The result? The Rupee hasn’t slipped much compared to the Dollar, unlike many other emerging market currencies. For now.


#Opentowork?

People don’t seem too keen on the NREGA any more. April marked the 6th straight month of decline in demand for work under the scheme, falling 5% from April last year. Zoom in, though, and a more complex picture emerges. While the scheme has practically come to a halt in West Bengal because of Centre-State issues, Maharashtrians seem to demand much more work than last year under the scheme. This graph should tell you more:

Why the variance? It’s complicated.

There are many things that dictate how much work people demand. Many of these may have nothing to do with the people themselves. The demand for work may fall, not because people are wealthier and don’t need work, but because a state isn’t focussing on implementing the NREGA scheme – for budgetary or political reasons.

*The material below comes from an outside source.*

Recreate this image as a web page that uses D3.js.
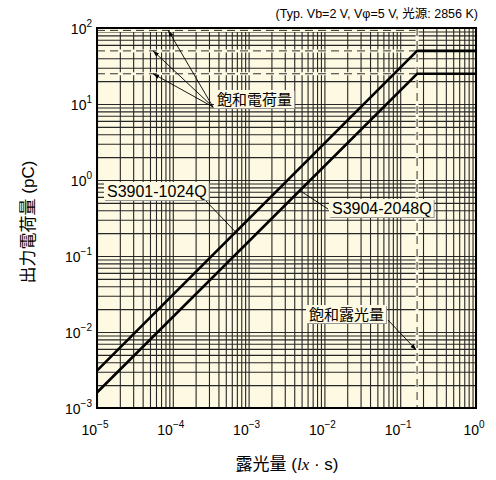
<!DOCTYPE html>
<html>
<head>
<meta charset="utf-8">
<script src="https://cdn.jsdelivr.net/npm/d3@7"></script>
<style>
  body { margin: 0; background: #fff; }
  text { font-family: "Liberation Sans", Arial, "Noto Sans CJK JP", sans-serif; }
</style>
</head>
<body>
<svg id="chart" width="496" height="480"></svg>
<script>
// exposure (lx·s) vs output charge (pC)
const exposure = [1e-5, 0.167, 1];
const chargeS3901 = [3.1e-3, 50, 50];
const chargeS3904 = [1.6e-3, 25, 25];

const satCharges = [93, 50, 25];
const satExposure = 0.167;

const xTickExp = [-5, -4, -3, -2, -1, 0];
const yTickExp = [-3, -2, -1, 0, 1, 2];

// annotation anchors in data units [exposure, charge]
const satChargeTips = [[8.7e-5, 93], [5.5e-5, 50], [5.5e-5, 25]];
const s3901Tip = [6.8e-4, 0.205];
const s3904Tip = [4.8e-3, 0.72];
const satExpTip = [0.163, 5.8e-3];

const bg = "#fdf9e2";
const svg = d3.select("#chart");
const pLeft = 97, pRight = 476, pTop = 28, pBottom = 408;

var x = d3.scaleLog().domain([1e-5, 1]).range([pLeft, pRight]);
var y = d3.scaleLog().domain([1e-3, 100]).range([pBottom, pTop]);

svg.append("defs").append("marker")
    .attr("id", "arr")
    .attr("viewBox", "0 0 10 10")
    .attr("refX", 10).attr("refY", 5)
    .attr("markerWidth", 7).attr("markerHeight", 7)
    .attr("orient", "auto")
    .append("path")
    .attr("d", "M0,1.5 L10,5 L0,8.5 Z")
    .attr("fill", "#000");

// plot background
svg.append("rect")
    .attr("x", pLeft).attr("y", pTop)
    .attr("width", pRight - pLeft).attr("height", pBottom - pTop)
    .attr("fill", bg);

// log grid values (1..9 per decade)
var xGrid = [], yGrid = [];
xTickExp.forEach(e => { for (let k = 1; k < 10; k++) { let v = k * Math.pow(10, e); if (v <= 1) xGrid.push(v); } });
yTickExp.forEach(e => { for (let k = 1; k < 10; k++) { let v = k * Math.pow(10, e); if (v <= 100) yGrid.push(v); } });

svg.append("g")
    .attr("class", "grid")
    .attr("transform", `translate(0,${pBottom})`)
    .call(d3.axisBottom(x).tickValues(xGrid).tickSize(-(pBottom - pTop)).tickFormat(""))
    .call(g => g.select(".domain").remove())
    .call(g => g.selectAll("line").attr("stroke", "#262626").attr("stroke-width", 1.1));

svg.append("g")
    .attr("class", "grid")
    .attr("transform", `translate(${pLeft},0)`)
    .call(d3.axisLeft(y).tickValues(yGrid).tickSize(-(pRight - pLeft)).tickFormat(""))
    .call(g => g.select(".domain").remove())
    .call(g => g.selectAll("line").attr("stroke", "#262626").attr("stroke-width", 1.1));

// saturation guide lines (dashed)
svg.selectAll(".satq")
    .data(satCharges)
    .enter().append("line")
    .attr("x1", pLeft).attr("x2", x(satExposure))
    .attr("y1", d => y(d)).attr("y2", d => y(d))
    .attr("stroke", bg).attr("stroke-width", 3);
svg.selectAll(".satq2")
    .data(satCharges)
    .enter().append("line")
    .attr("x1", pLeft).attr("x2", x(satExposure))
    .attr("y1", d => y(d)).attr("y2", d => y(d))
    .attr("stroke", "#333").attr("stroke-width", 1)
    .attr("stroke-dasharray", "8,5");

svg.append("line")
    .attr("x1", x(satExposure)).attr("x2", x(satExposure))
    .attr("y1", pTop).attr("y2", pBottom)
    .attr("stroke", bg).attr("stroke-width", 3);
svg.append("line")
    .attr("x1", x(satExposure)).attr("x2", x(satExposure))
    .attr("y1", pTop).attr("y2", pBottom)
    .attr("stroke", "#333").attr("stroke-width", 1)
    .attr("stroke-dasharray", "8,5");

// characteristic lines
var line = d3.line().x(d => x(d[0])).y(d => y(d[1]));
[chargeS3901, chargeS3904].forEach(series => {
    svg.append("path")
        .datum(exposure.map((e, i) => [e, series[i]]))
        .attr("d", line)
        .attr("fill", "none")
        .attr("stroke", "#000")
        .attr("stroke-width", 2.6);
});

// frame
svg.append("rect")
    .attr("x", pLeft).attr("y", pTop)
    .attr("width", pRight - pLeft).attr("height", pBottom - pTop)
    .attr("fill", "none").attr("stroke", "#000").attr("stroke-width", 2);

// tick labels
function powLabel(sel, e) {
    sel.append("tspan").text("10");
    sel.append("tspan").attr("dy", -7).attr("font-size", 10)
        .text(e < 0 ? "\u2212" + Math.abs(e) : String(e));
}
xTickExp.forEach(e => {
    var t = svg.append("text")
        .attr("x", x(Math.pow(10, e)) - 2).attr("y", 435)
        .attr("text-anchor", "middle").attr("font-size", 14);
    powLabel(t, e);
});
yTickExp.forEach(e => {
    var t = svg.append("text")
        .attr("x", 92).attr("y", y(Math.pow(10, e)) + 6)
        .attr("text-anchor", "end").attr("font-size", 14);
    powLabel(t, e);
});

// axis titles
svg.append("text")
    .attr("transform", "translate(34,222) rotate(-90)")
    .attr("text-anchor", "middle").attr("font-size", 17)
    .text("出力電荷量 (pC)");

var xl = svg.append("text")
    .attr("x", 287).attr("y", 470)
    .attr("text-anchor", "middle").attr("font-size", 17);
xl.append("tspan").text("露光量 (");
xl.append("tspan").attr("font-family", "Liberation Serif, serif").attr("font-style", "italic").text("lx");
xl.append("tspan").text(" · s)");

svg.append("text")
    .attr("x", 478).attr("y", 18)
    .attr("text-anchor", "end").attr("font-size", 12.5)
    .style("font-family", "'Liberation Sans Narrow', 'Arial Narrow', 'Liberation Sans', 'Noto Sans CJK JP', sans-serif")
    .text("(Typ. Vb=2 V, V\u03C6=5 V, 光源: 2856 K)");

// annotation labels with boxes
function boxLabel(tx, ty, txt, fs) {
    var g = svg.append("g");
    var t = g.append("text")
        .attr("x", tx).attr("y", ty)
        .attr("font-size", fs)
        .text(txt);
    var b = t.node().getBBox();
    g.insert("rect", "text")
        .attr("x", b.x - 2).attr("y", b.y)
        .attr("width", b.width + 5).attr("height", b.height + 1)
        .attr("fill", "#999");
    g.insert("rect", "text")
        .attr("x", b.x - 3).attr("y", b.y - 1)
        .attr("width", b.width + 5).attr("height", b.height + 1)
        .attr("fill", bg);
    return b;
}

function leader(x1, y1, tip, arrow) {
    var l = svg.append("line")
        .attr("x1", x1).attr("y1", y1)
        .attr("x2", x(tip[0])).attr("y2", y(tip[1]))
        .attr("stroke", "#000").attr("stroke-width", 0.9);
    if (arrow) l.attr("marker-end", "url(#arr)");
}

satChargeTips.forEach(tp => leader(213, 107, tp, true));
leader(205, 200, s3901Tip, false);
leader(328, 209, s3904Tip, false);
leader(388, 320, satExpTip, true);

boxLabel(217, 105, "飽和電荷量", 15);
boxLabel(107, 197, "S3901-1024Q", 16);
boxLabel(332, 214, "S3904-2048Q", 16);
boxLabel(309, 320, "飽和露光量", 15);
</script>
</body>
</html>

These things impact the data in asymmetrical ways. Implementation issues can often suppress demand, making it look lower than it really is. A sudden jump in demand, on the other hand, is almost always because people have no other avenues to earn money.


The US job market softens

The United States, in April, had an underwhelming job market. While the ‘consensus estimate’ – a distillation of what all analysts believe – indicated that the United States would create ~240,000 new jobs, in reality, it only managed 175,000 jobs. That’s the worst it has performed in six months.

Worse still, the US Bureau of Labour Statistics also revised its prior estimates, concluding that 22,000 fewer jobs were added in February and March than we previously thought.

Only last week, we talked about how the US saw underwhelming GDP growth between January and March. The new job data confirms this. The US economy, it appears, is losing some steam.

If you’re thinking: “hey, at least we might get a rate cut out of this,” though, think again. The markets certainly don’t see a rate cut before September. There’s still some waiting to go.


That’s all for the week, folks! Thanks for reading.